Há silêncios que soam estrondosos, é facto, mas, também, há aparições que soam silêncios. “Ahimiyelanga”, (não estamos calados, em português)”, concerto oferecido pela Banda Ghorwane, na sexta-feira e sábado, no Centro Cultural Franco-Moçambicano, em Maputo, é disso exemplo. Aos 40 anos de existência, a banda subiu ao palco, tocou, cantou, dançou, moderadamente, sem a aura dos grandes acontecimentos, de êxtase.

As memórias que nos sobram das primeiras músicas do grupo contrastam, agora, com as que ecoam na sala grande do Franco. Majurugenta (1993), Kudumba (1997), Vana Va Ndota (2015) e Kukavata (2015) são, naturalmente, a base de um concerto com história, agora executados com pouco de verdadeiramente memorável. Não há magia, não há catarse. Tudo está morno. Talvez porque não queiram se prender ao passado e queiram provar a relevância do seu presente. Mas como? Com as canções energéticas que preencheram parte considerável do alinhamento, adornadas com bateria e repercussão, contradizem-se as intenções e caem os argumentos.

A verdade é que Ghorwane tenta revigorar-se, ao se assumir estável, mas definha por dentro, entre lamúrias e o peso do legado. Não é preciso muito esforço para fazer impactar quando se tem um repertório à altura, aos 40 anos de história. Mas aqui está o problema: falta muito; experiência para os mais novos e motivação para os antigos.

Roberto Chitsondzo, David Macuácua, Carlitos Gove e João Carlos Schwalbach são as ditas vedetas da banda, cada um com um histórico que se confunde com a própria criação. São eles a carne para o canhão, os artisticamente violentados com o propósito de serem fortes, mais “representativos”. Mas, cá entre nós, já estão cansados, desmotivados, desestruturados, perdidos.

E não é que não façam nada acontecer, fazem, mas já não sentem. Como uma banda que nos acostumou à vibração, a fugir do tédio, mantendo um tom vital do princípio ao fim, “Ahimiyelanga” soou à contradição. E isto leva a pensar numa banda que está a ser consumida pela ferrugem, que, além de manter o dinamismo de um espetáculo ao vivo em mutação, encontra nos concertos um significado estritamente saudosista.

Por isso, dececionaram na atuação. Por isso, falharam nos elementos do palco, som e luz. Por isso, percebeu-se que David Macuácua, por exemplo, já não sente o pulsar da banda, chegando a perder-se entre o ritmo e as entradas de voz, enquanto António Baza tomava protagonismo em danças desnecessárias que lhe tiraram o fôlego na atuação e no trompete, numa correria pelo fulgor e potenciar o lema: “Ahimiyelanga”. E caíram na mesma armadilha Nacito Pascal, trompete, e Mahu Mucamisa, saxofone, que, vezes sem conta, desalinhavam todos os instrumentos de sopro.

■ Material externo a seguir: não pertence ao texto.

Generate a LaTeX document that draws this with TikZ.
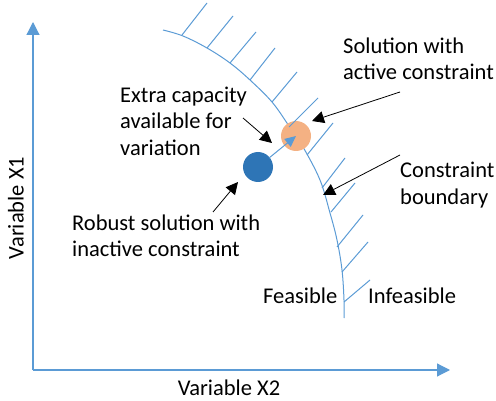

Mas foi ao cantar que se percebeu o cansaço e a desmotivação de Roberto Chitsondzo, traído por aquela voz suave que transmite inquietação e urgência, angústia e desespero. Chitsondzo não é mais jovem, mas continua a carregar a banda como nunca. Com generosos solos de guitarra, lembrou, mais uma vez, um passado bondoso em que a eletricidade, a intensidade, estava nas guitarras e a tensão na voz.

O concerto, marcado para 20 horas, iniciou ligeiramente atrasado e demorou um pouco mais a decolar, e com um som tímido e morno que só ganhou altura de voo a partir da sétima música, quando o show já estava no auge. Nessa altura, a banda começou a intercalar as músicas, criando fins e princípios energéticos, que não deixaram ninguém sentar.

Já tinham queimado alguns dos sucessos de Kudumba (Matssotcha, Sathani, Xizambiza, Oyumussita Quine, Txongola), de Majurugenta (Muthimba) e Kukavata (Mabokwanhane), mas não era isso que todos queriam. E não seria preciso muito. Seria até bastante fácil (demasiado, diríamos), fazer do concerto uma celebração tão festiva quanto, obrigatoriamente, memorável.